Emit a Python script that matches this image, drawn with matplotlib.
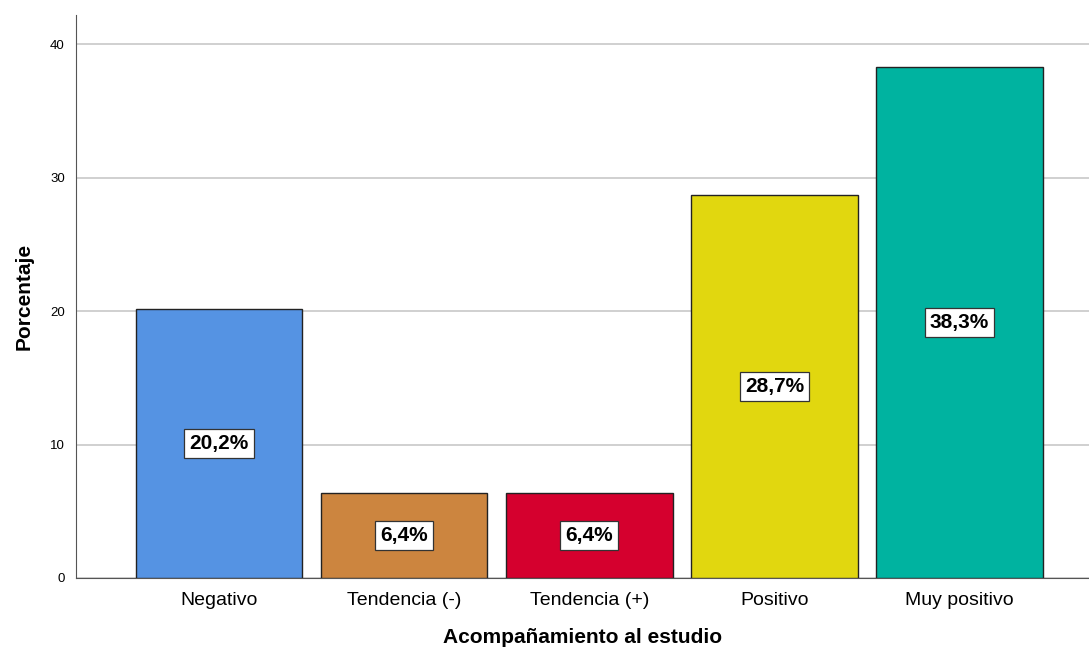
import matplotlib.pyplot as plt

plt.rcParams['font.family'] = ['Liberation Sans', 'DejaVu Sans']

categorias = ['Negativo', 'Tendencia (-)', 'Tendencia (+)', 'Positivo', 'Muy positivo']
porcentajes = [20.2, 6.4, 6.4, 28.7, 38.3]
etiquetas = ['20,2%', '6,4%', '6,4%', '28,7%', '38,3%']
colores = ['#5593E3', '#CC853F', '#D5002E', '#E1D70F', '#00B3A0']
yticks = [0, 10, 20, 30, 40]

fig = plt.figure(figsize=(10.89, 6.52), dpi=100)
ax = fig.add_axes([76 / 1089, 74 / 652, 1 - 76 / 1089, (578 - 15) / 652])

x = list(range(len(categorias)))
ax.bar(x, porcentajes, width=0.9, color=colores, edgecolor='#222222', linewidth=1.0, zorder=3)

# etiquetas de valor en el centro de cada barra
for xi, v, lab in zip(x, porcentajes, etiquetas):
    ax.text(xi, v / 2, lab, ha='center', va='center', fontsize=15, fontweight='bold',
            bbox=dict(boxstyle='square,pad=0.25', facecolor='white', edgecolor='#333333', linewidth=0.9),
            zorder=4)

ax.set_xlim(-0.773, 4.70)
ax.set_ylim(0, 42.2)
ax.set_yticks(yticks)
ax.set_xticks(x)
ax.set_xticklabels(categorias, fontsize=14)
ax.tick_params(axis='y', length=0, labelsize=9.5, pad=8)
ax.tick_params(axis='x', length=0, pad=10)
ax.yaxis.grid(True, color='#C8C8C8', linewidth=1.2, zorder=0)
ax.set_axisbelow(True)

ax.spines['top'].set_visible(False)
ax.spines['right'].set_visible(False)
ax.spines['left'].set_color('#555555')
ax.spines['bottom'].set_color('#555555')

ax.set_xlabel('Acompañamiento al estudio', fontsize=15, fontweight='bold', labelpad=14)
ax.set_ylabel('Porcentaje', fontsize=15, fontweight='bold', labelpad=12)

plt.savefig('out.png', dpi=100)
+-------+
- [WHAT THIS TASK INVOLVES] Omit the pictures, then repeat exactly each line from the beginning of the listing through the line with "plt.rcParams['font.family'] = ['Liberation".

- [CORRECT RESULT]
Emit a Python script that matches this image, drawn with matplotlib.
import matplotlib.pyplot as plt

plt.rcParams['font.family'] = ['Liberation Sans', 'DejaVu Sans']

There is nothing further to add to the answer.